Well, to be clear, I’m describing a system where hereditary wealth is a determinant in whether an individual develops meritorious behavior patterns, which then lead to success. That is in fact still a meritocracy.
Actually, value IS in fact determined by price. They are in fact the same thing. This may not be the thread for a discussion of value theory, but whatever, this thread’s trash anyway.
In fact, nearly all economists agree that market failures exist: situations in which the values assigned by the market are not what they should be.
While there are certainly events which can be described as “market failures”, the issue is never really that the prices determined by the market are “wrong”. Because such a statement presumes that there is some other “right” value which the market does not reflect. But that assumption is wholely unsubstantiated. It’s an imaginary notion which is totally impossible to derive. How are you determining what that “correct” value is? Why is that determination better than the market’s? There are no good answers to these questions, which is why all non-market-based value theories fail miserably at determining value.
For instance, the market assigns a high value to methamphetamine cooks, because they make a product that millions of consumers are willing to pay a lot for. And it assigns low value to basic science research, because few consumers want to pay for it themselves.
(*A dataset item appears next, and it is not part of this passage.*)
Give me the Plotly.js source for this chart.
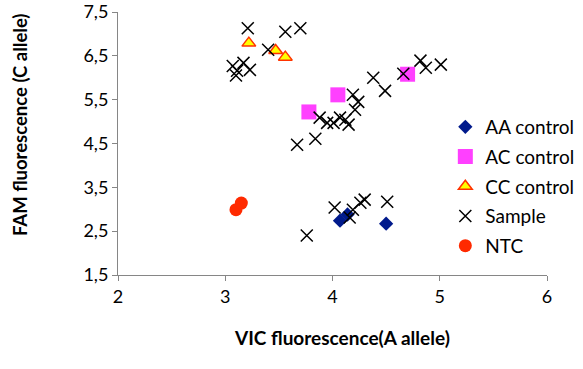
<!DOCTYPE html>
<html>
<head>
<meta charset="utf-8">
<script src="https://cdn.plot.ly/plotly-3.0.1.min.js"></script>
<style>html,body{margin:0;padding:0;background:#fff;}#chart{width:583px;height:369px;}</style>
</head>
<body>
<div id="chart"></div>
<script>
// Data
const aaX = [4.07, 4.14, 4.50];
const aaY = [2.74, 2.88, 2.67];

const acX = [3.78, 4.05, 4.70];
const acY = [5.22, 5.61, 6.08];

const ccX = [3.22, 3.47, 3.56];
const ccY = [6.79, 6.62, 6.47];

const sampleX = [3.21, 3.56, 3.70, 3.40, 3.07, 3.11, 3.17, 3.23, 3.10,
                 3.67, 3.84, 3.88, 3.95, 4.01, 4.07, 4.12, 4.15, 4.19, 4.24, 4.21,
                 4.38, 4.49, 4.66, 4.82, 4.87, 5.01,
                 4.02, 4.16, 4.19, 4.26, 4.30, 4.51, 3.76];
const sampleY = [7.13, 7.05, 7.13, 6.64, 6.27, 6.16, 6.34, 6.18, 6.05,
                 4.47, 4.61, 5.09, 4.97, 4.97, 5.09, 5.04, 4.93, 5.61, 5.45, 5.27,
                 6.00, 5.70, 6.09, 6.39, 6.23, 6.30,
                 3.04, 2.81, 2.99, 3.15, 3.22, 3.17, 2.40];

const ntcX = [3.10, 3.15];
const ntcY = [2.99, 3.14];

const seriesNames = ['AA control', 'AC control', 'CC control', 'Sample', 'NTC'];
const xTitle = 'VIC fluorescence(A allele)';
const yTitle = 'FAM fluorescence (C allele)';

const FONT = 'Lato, "Open Sans", sans-serif';

const traces = [
  {x: aaX, y: aaY, name: seriesNames[0], legendgroup: 'a', mode: 'markers', type: 'scatter',
   marker: {symbol: 'diamond', size: 11, color: '#001a8c'}},
  {x: acX, y: acY, name: seriesNames[1], legendgroup: 'b', mode: 'markers', type: 'scatter',
   marker: {symbol: 'square', size: 15, color: '#ff40ff'}},
  {x: ccX, y: ccY, name: seriesNames[2], legendgroup: 'c', mode: 'markers', type: 'scatter',
   marker: {symbol: 'triangle-up', size: 12, color: '#ffff00', line: {color: '#ff3300', width: 1.5}}},
  {x: sampleX, y: sampleY, name: seriesNames[3], legendgroup: 'd', mode: 'markers', type: 'scatter',
   marker: {symbol: 'x-thin-open', size: 12, color: '#000000', line: {color: '#000000', width: 1.5}}},
  {x: ntcX, y: ntcY, name: seriesNames[4], legendgroup: 'e', mode: 'markers', type: 'scatter',
   marker: {symbol: 'circle', size: 13, color: '#ff2a00'}}
];

const layout = {
  width: 583, height: 369,
  margin: {l: 118, r: 36, t: 12, b: 93.5, pad: 0, autoexpand: false},
  paper_bgcolor: '#ffffff', plot_bgcolor: '#ffffff',
  separators: ',.',
  font: {family: FONT, size: 16, color: '#000000'},
  showlegend: true,
  legend: {x: 0.763, xanchor: 'left', y: 0.635, yanchor: 'top', tracegroupgap: 2,
           font: {family: FONT, size: 19, color: '#000000'}, bgcolor: 'rgba(0,0,0,0)'},
  xaxis: {range: [2, 6], dtick: 1, tick0: 2, showgrid: false, zeroline: false,
          showline: true, linecolor: '#868686', linewidth: 1, automargin: false,
          ticks: 'outside', ticklen: 5, tickcolor: '#868686',
          tickfont: {family: FONT, size: 18, color: '#000000'}, tickformat: 'd'},
  yaxis: {range: [1.5, 7.5], dtick: 1, tick0: 1.5, showgrid: false, zeroline: false,
          showline: true, linecolor: '#868686', linewidth: 1, automargin: false,
          ticks: 'outside', ticklen: 5, tickcolor: '#868686',
          tickfont: {family: FONT, size: 18, color: '#000000'}, tickformat: '.1f'},
  annotations: [
    {text: '<b>' + xTitle + '</b>', xref: 'paper', yref: 'paper', x: 0.522, y: -0.237,
     xanchor: 'center', yanchor: 'middle', showarrow: false,
     font: {family: FONT, size: 19, color: '#000000'}},
    {text: '<b>' + yTitle + '</b>', xref: 'paper', yref: 'paper', x: -0.228, y: 0.571,
     xanchor: 'center', yanchor: 'middle', showarrow: false, textangle: -90,
     font: {family: FONT, size: 18.5, color: '#000000'}}
  ]
};

Plotly.newPlot('chart', traces, layout, {displayModeBar: false, staticPlot: true});
</script>
</body>
</html>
And you think that’s incorrect? Why?
Those meth cooks are providing a service that millions of people want. While you, personally, may not find value in their services, your personal opinion is not omniscient or more valid.
But the market does not have the final word, so these failures are identified and corrected using another, more final standard of value.
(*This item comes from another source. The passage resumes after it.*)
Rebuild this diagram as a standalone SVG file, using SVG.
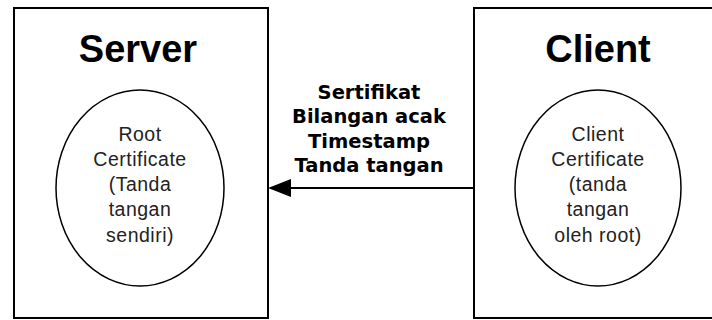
<svg xmlns="http://www.w3.org/2000/svg" width="712" height="320" viewBox="0 0 712 320">
  <style>
    .box { fill: #fff; stroke: #000; stroke-width: 2; }
    .cert { fill: none; stroke: #000; stroke-width: 1.5; }
    .title { font-family: "Liberation Sans", Arial, sans-serif; font-weight: bold; font-size: 38px; fill: #000; text-anchor: middle; }
    .cert-text { font-family: "Liberation Sans", Arial, sans-serif; font-size: 19.5px; letter-spacing: 0.5px; fill: #222; text-anchor: middle; }
    .msg { font-family: "DejaVu Sans", Verdana, sans-serif; font-weight: bold; font-size: 19.5px; fill: #000; text-anchor: middle; }
    .link { stroke: #000; stroke-width: 2; fill: none; }
  </style>

  <!-- Server node -->
  <g id="server">
    <rect class="box" x="14" y="8" width="254" height="310"/>
    <text class="title" x="138" y="62">Server</text>
    <ellipse class="cert" cx="140" cy="188" rx="84" ry="98"/>
    <text class="cert-text" x="140" y="141">Root</text>
    <text class="cert-text" x="140" y="166">Certificate</text>
    <text class="cert-text" x="140" y="191">(Tanda</text>
    <text class="cert-text" x="140" y="216">tangan</text>
    <text class="cert-text" x="140" y="242">sendiri)</text>
  </g>

  <!-- Client node -->
  <g id="client">
    <rect class="box" x="474" y="8" width="250" height="310"/>
    <text class="title" x="598" y="62">Client</text>
    <ellipse class="cert" cx="598" cy="188" rx="83" ry="98"/>
    <text class="cert-text" x="598" y="141">Client</text>
    <text class="cert-text" x="598" y="166">Certificate</text>
    <text class="cert-text" x="598" y="191">(tanda</text>
    <text class="cert-text" x="598" y="216">tangan</text>
    <text class="cert-text" x="598" y="242">oleh root)</text>
  </g>

  <!-- Connectors -->
  <g id="connectors">
    <line class="link" x1="474" y1="188" x2="285" y2="188"/>
    <path d="M268,188 L291,179 L291,197 Z" fill="#000"/>
    <g id="message-label">
      <text class="msg" x="369" y="99">Sertifikat</text>
      <text class="msg" x="369" y="123">Bilangan acak</text>
      <text class="msg" x="369" y="148">Timestamp</text>
      <text class="msg" x="369" y="172">Tanda tangan</text>
    </g>
  </g>
</svg>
Again… what is that “more final standard of value”? You’re making a common mistake here in presupposing that there is some sort of inherent value in objects.
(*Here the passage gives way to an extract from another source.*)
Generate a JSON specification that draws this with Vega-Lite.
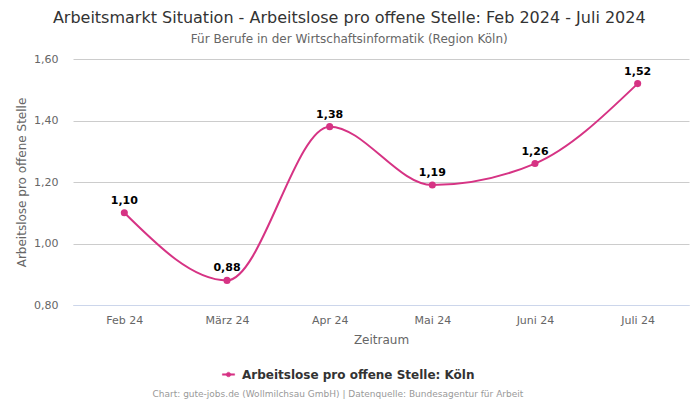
{
  "$schema": "https://vega.github.io/schema/vega-lite/v6.json",
  "background": "white",
  "padding": {"left": 15, "top": 10, "right": 10, "bottom": 4},
  "title": {
    "text": "Arbeitsmarkt Situation - Arbeitslose pro offene Stelle: Feb 2024 - Juli 2024",
    "subtitle": "Für Berufe in der Wirtschaftsinformatik (Region Köln)",
    "anchor": "middle",
    "dx": -3,
    "font": "DejaVu Sans",
    "fontSize": 16,
    "fontWeight": "normal",
    "color": "#333333",
    "subtitleFont": "DejaVu Sans",
    "subtitleFontSize": 12,
    "subtitleColor": "#666666",
    "subtitlePadding": 8,
    "offset": 8
  },
  "datasets": {
    "main": [
      {"monat": "Feb 24", "wert": 1.10, "serie": "Arbeitslose pro offene Stelle: Köln"},
      {"monat": "März 24", "wert": 0.88, "serie": "Arbeitslose pro offene Stelle: Köln"},
      {"monat": "Apr 24", "wert": 1.38, "serie": "Arbeitslose pro offene Stelle: Köln"},
      {"monat": "Mai 24", "wert": 1.19, "serie": "Arbeitslose pro offene Stelle: Köln"},
      {"monat": "Juni 24", "wert": 1.26, "serie": "Arbeitslose pro offene Stelle: Köln"},
      {"monat": "Juli 24", "wert": 1.52, "serie": "Arbeitslose pro offene Stelle: Köln"}
    ],
    "footer": [
      {"text": "Chart: gute-jobs.de (Wollmilchsau GmbH) | Datenquelle: Bundesagentur für Arbeit"}
    ]
  },
  "vconcat": [
    {
      "width": 616,
      "height": 246,
      "data": {"name": "main"},
      "encoding": {
        "x": {
          "field": "monat",
          "type": "ordinal",
          "sort": null,
          "scale": {"type": "point", "padding": 0.5},
          "axis": {
            "title": "Zeitraum",
            "labelAngle": 0,
            "ticks": false,
            "domainColor": "#ccd6eb",
            "labelPadding": 9,
            "titlePadding": 9
          }
        },
        "y": {
          "field": "wert",
          "type": "quantitative",
          "scale": {"domain": [0.8, 1.6], "nice": false, "zero": false},
          "axis": {
            "title": "Arbeitslose pro offene Stelle",
            "format": ".2f",
            "values": [0.8, 1.0, 1.2, 1.4, 1.6],
            "domain": false,
            "ticks": false,
            "labelPadding": 15,
            "titlePadding": 5,
            "gridColor": "#cccccc"
          }
        },
        "color": {
          "field": "serie",
          "type": "nominal",
          "scale": {"range": ["#d63384"]},
          "legend": {
            "title": null,
            "orient": "none",
            "legendX": 149,
            "legendY": 309,
            "direction": "horizontal",
            "symbolType": "M-1,-0.12H1V0.12H-1Z M-0.38,0 A0.38,0.38 0 1,1 0.38,0 A0.38,0.38 0 1,1 -0.38,0 Z",
            "symbolSize": 150,
            "symbolFillColor": "#d63384",
            "symbolStrokeColor": "#d63384",
            "symbolStrokeWidth": 0.5,
            "labelOffset": 7,
            "labelFont": "DejaVu Sans",
            "labelFontSize": 12,
            "labelFontWeight": "bold",
            "labelColor": "#333333",
            "labelLimit": 500
          }
        }
      },
      "layer": [
        {"mark": {"type": "line", "interpolate": "monotone", "strokeWidth": 2}},
        {"mark": {"type": "point", "filled": true, "size": 50, "opacity": 1}},
        {
          "mark": {"type": "text", "dy": -12, "fontWeight": "bold", "fontSize": 11, "font": "DejaVu Sans", "color": "#000000"},
          "encoding": {
            "text": {"field": "wert", "type": "quantitative", "format": ".2f"},
            "color": {"value": "#000000"}
          }
        }
      ]
    },
    {
      "width": 616,
      "height": 1,
      "data": {"name": "footer"},
      "mark": {"type": "text", "fontSize": 9, "font": "DejaVu Sans", "color": "#999999", "align": "center"},
      "encoding": {
        "text": {"field": "text"},
        "x": {"datum": 0.43, "type": "quantitative", "scale": {"domain": [0, 1]}, "axis": null}
      }
    }
  ],
  "resolve": {"legend": {"color": "independent"}, "scale": {"x": "independent"}},
  "spacing": 8,
  "config": {
    "view": {"stroke": null},
    "locale": {
      "number": {"decimal": ",", "thousands": ".", "grouping": [3], "currency": ["", " €"]}
    },
    "axis": {
      "labelFont": "DejaVu Sans",
      "labelFontSize": 11,
      "labelColor": "#666666",
      "titleFont": "DejaVu Sans",
      "titleFontSize": 12,
      "titleFontWeight": "normal",
      "titleColor": "#666666"
    }
  }
}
Second, capitalism is a system of allocating resources. But meritocracy, like democracy, aristocracy, and theocracy, is a system of assigning power to leaders. The purposes are orthogonal, because a market can choose its leaders however it wants. In a public company, leaders are chosen because of their popularity, using democratic (or oligarchic) means. In a family run business, leaders are chosen through nepotism. And in a Silicon Valley startup, they might be chosen because of their ability or credentials (ie meritocracy). There is nothing about capitalism that intrinsically favors the latter.
Well, there kind of is, in that if leaders are chosen poorly, instead of through an ability to effectively run a business, then it ultimately detracts from that business’ ability to operate effectively. This will eventually cause it to lose marketshare to companies which are operated in a more effective manner, comparatively.